Iraq had started its gas centrifuge program in 1987, and was already operating a gas centrifuge test stand, using a machine that Iraq called the GS-1 (gaseous separator-1). However, this centrifuge was based on an unclassified 1940s or 1950s design by Jessie Beams, who was a well-known and widely published professor at the University of Virginia. Beams is universally recognized as a pioneer in the development of gas centrifuges. However, not surprisingly, Beam's early, unclassified designs were inefficient. With Iraq's weak manufacturing capabilities and generally poor technical skills, the resulting GS-1 was working poorly.
During this visit, the Iraqi centrifuge experts asked Stemmler to help them overcome vacuum problems in their Beams-type gas centrifuge test stands. They took Stemmler to Rashdiya, on the northern outskirts of Baghdad. Rashdiya was the center of Iraq's research and development program in centrifuges.
The
third viewgraph is a 2-meter satellite image of Rashdiya as it appeared in late 1991. At the time of Stemmler's visit, only a portion of the buildings was finished. The
fourth viewgraph shows the large workshops building from just outside the perimeter.
Once at Rashdiya, Stemmler went to a small building (later called building 22 by Iraq) that had been finished in early 1988 (see
fifth viewgraph). Inside, Stemmler found two test stands, one designed to conduct mechanical tests, and the other designed to use process gas in the centrifuge. Each was located in a "pit." Each pit was about 6.5 meters deep, extending 2.5 meters below ground level and about 4 meters above the floor. Forty-centimeter thick concrete walls, to which the test centrifuges were attached, surrounded the above-ground portion of the pit. The Iraqis had calculated that this wall thickness was required in case a heavy centrifuge jacket (60-70 centimeters long) was to break away from its fixtures while spinning at high speed and crash into a wall.
The
sixth viewgraph shows the inside of the building as found by Action Team inspectors in 1995 or 1996. Iraq had dismantled the pits, and after the 1991 Persian Gulf War it had placed miscellaneous equipment throughout the building to disguise the building's true purpose.
Stemmler could hear the test stands when he approached them, which confirmed the existence of problems in the vacuum system. He was able to fix the vacuum problem relatively easily.
Although Stemmler's assistance was rather mundane, it allowed the Iraqis to overcome an important "bottleneck" in their program. The Iraqis knew when they started that the Beams-type centrifuge was not the best one to pursue, but they understood that operating this centrifuge would provide valuable experience.
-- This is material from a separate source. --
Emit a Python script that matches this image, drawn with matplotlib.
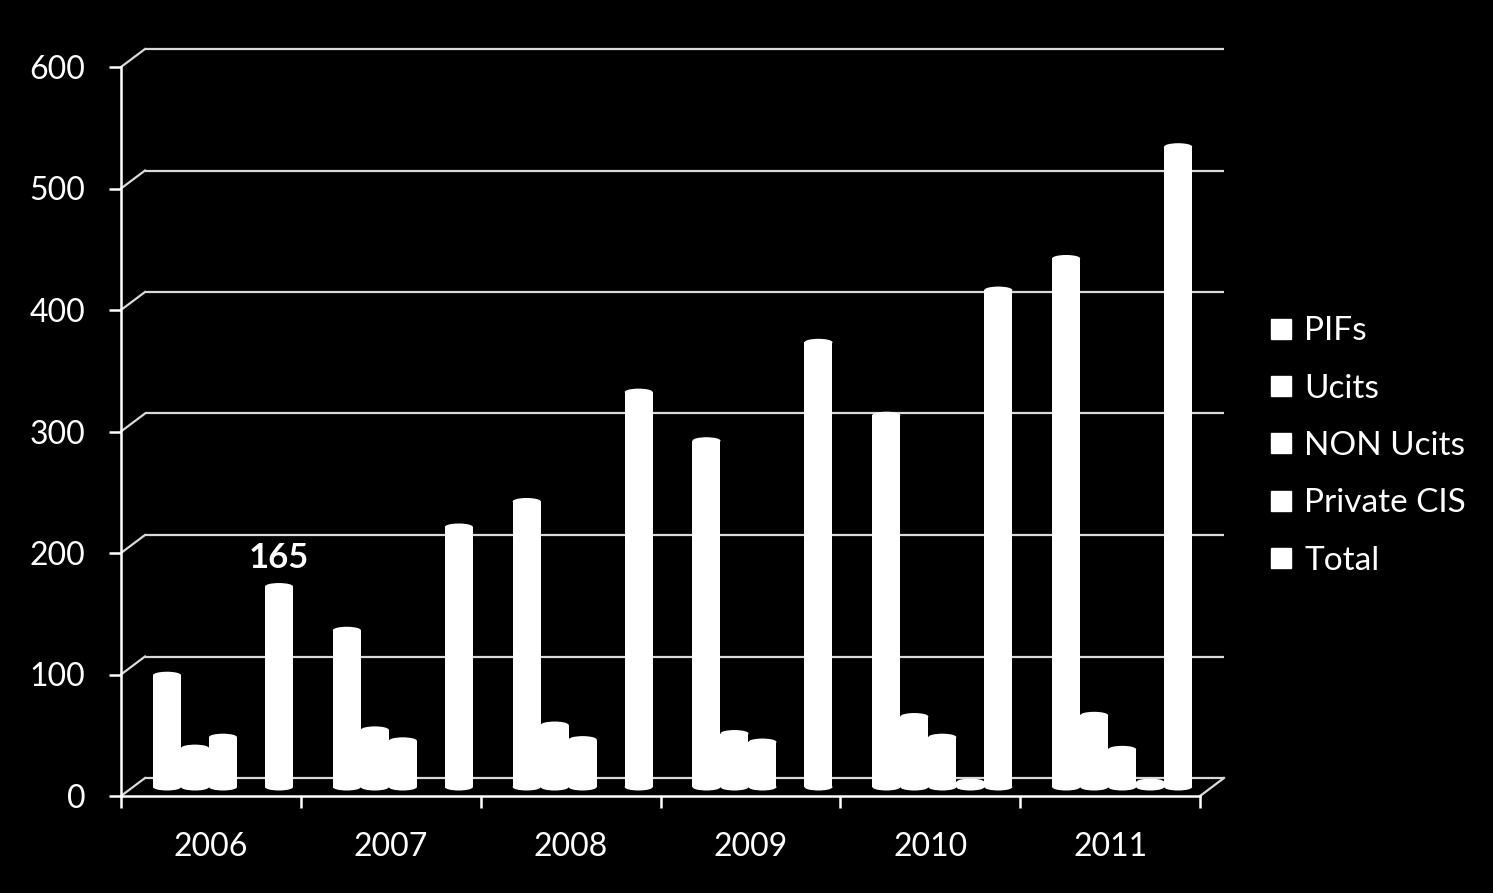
import matplotlib
matplotlib.use("Agg")
import matplotlib.pyplot as plt
from matplotlib.patches import Ellipse
from matplotlib.lines import Line2D
import numpy as np

plt.rcParams['font.family'] = ['Lato', 'DejaVu Sans']

years = ["2006", "2007", "2008", "2009", "2010", "2011"]
series_names = ["PIFs", "Ucits", "NON Ucits", "Private CIS", "Total"]
pifs = [92, 129, 235, 285, 306, 435]
ucits = [32, 47, 51, 44, 58, 59]
non_ucits = [41, 38, 39, 37, 41, 31]
private_cis = [0, 0, 0, 0, 4, 4]
total = [165, 214, 325, 366, 409, 527]
yticks = [0, 100, 200, 300, 400, 500, 600]
annotated_value = 165

series = [pifs, ucits, non_ucits, private_cis, total]

W, H, DPI = 1493, 893, 100
fig = plt.figure(figsize=(W / DPI, H / DPI), dpi=DPI, facecolor="black")

# front-plane axes (pixel geometry of reference)
x0, x1, y0, y1 = 121, 1200, 796, 67
ax = fig.add_axes([x0 / W, (H - y0) / H, (x1 - x0) / W, (y0 - y1) / H])
ax.set_facecolor("black")
ax.set_xlim(0, len(years))
ax.set_ylim(0, 600)

px_x = len(years) / (x1 - x0)      # data units per pixel, x
px_y = 600 / (y0 - y1)             # data units per pixel, y
back_dx, back_dy = 24 * px_x, 18 * px_y
mid_dx, mid_dy = 12 * px_x, 9 * px_y

grid_col = "#d9d9d9"
# back-wall gridlines and side diagonals
for v in yticks:
    ax.plot([back_dx, len(years) + back_dx], [v + back_dy, v + back_dy],
            color=grid_col, lw=1.6, zorder=1, clip_on=False, solid_capstyle="butt")
    ax.plot([0, back_dx], [v, v + back_dy], color=grid_col, lw=1.6, zorder=1,
            clip_on=False)
# floor right diagonal
ax.plot([len(years), len(years) + back_dx], [0, back_dy], color=grid_col, lw=1.6,
        zorder=1, clip_on=False)

# cylinder bars
bw = 28 * px_x
first = 20 * px_x + bw / 2
ell_h = 7 * px_y
for i, vals in enumerate(series):
    for j, v in enumerate(vals):
        if v <= 0:
            continue
        cx = j + first + i * bw + mid_dx
        ax.bar(cx, v, width=bw, bottom=mid_dy, color="white", linewidth=0,
               zorder=3 + i * 0.01, clip_on=False)
        ax.add_patch(Ellipse((cx, v + mid_dy), bw, ell_h, facecolor="white",
                             edgecolor="none", zorder=3 + i * 0.01, clip_on=False))
        ax.add_patch(Ellipse((cx, mid_dy), bw, ell_h, facecolor="white",
                             edgecolor="none", zorder=3 + i * 0.01, clip_on=False))

# data label on 2006 Total
cx_tot = 0 + first + 4 * bw + mid_dx
ax.annotate(str(annotated_value), xy=(cx_tot, annotated_value + mid_dy),
            xytext=(0, 9), textcoords="offset points", ha="center", va="bottom",
            color="white", fontsize=25, fontweight="bold", zorder=5)

# spines & ticks
for s in ["top", "right"]:
    ax.spines[s].set_visible(False)
for s in ["left", "bottom"]:
    ax.spines[s].set_color("white")
    ax.spines[s].set_linewidth(1.8)
    ax.spines[s].set_zorder(2)

ax.set_yticks(yticks)
ax.set_yticklabels([str(v) for v in yticks])
ax.tick_params(axis="y", colors="white", length=8.6, width=1.8, pad=17,
               labelsize=23)
ax.set_xticks(np.arange(len(years) + 1))
ax.set_xticklabels([])
ax.tick_params(axis="x", which="major", colors="white", length=8.6, width=1.8)
ax.set_xticks(np.arange(len(years)) + 0.5, minor=True)
ax.set_xticklabels(years, minor=True)
ax.tick_params(axis="x", which="minor", length=0, pad=26, labelsize=23,
               colors="white")

# legend
handles = [Line2D([], [], marker="s", linestyle="none", markersize=13.7,
                  markerfacecolor="white", markeredgecolor="white")
           for _ in series_names]
leg = fig.legend(handles, series_names, loc="center left",
                 bbox_to_anchor=(1271 / W, (H - 446) / H), frameon=False,
                 fontsize=24, labelcolor="white", handlelength=0.6,
                 handletextpad=0.4, labelspacing=0.82, borderaxespad=0,
                 borderpad=0)

fig.savefig("out.png", dpi=DPI, facecolor="black")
According to senior Iraqis, without the experience of the Beams-type centrifuge, the new designs acquired from Stemmler in August 1988 "might have looked strange." Even though these new drawings "provided a clear road" for the development of a more advanced centrifuge, the Beams- centrifuge program continued until the technology was proven. In the end, the Beam- centrifuge program provided important experience about centrifuge operation and manufacturing.
Later, when Stemmler was asked by the media and German authorities for the location of Rashdiya, he placed this test stand building in southeastern Baghdad. He was driven to the site in a circuitous way, and this process disoriented Stemmler. As a result, Rashdiya was not discovered until after the Persian Gulf War.
Notes
*Presented at the following conferences: (1) "Non-Proliferation, Nuclear Security and Export Control: Lessons and Challenges," sponsored by ISIS and the Center for Export Control, Moscow, April 19-20, 2001, and (2) "International Seminar on Export Controls and Nuclear Proliferation," sponsored by ISIS and the Export Control Laboratory of the Institute of Physics and Power Engineering, Obninsk, April 23-24, 2001.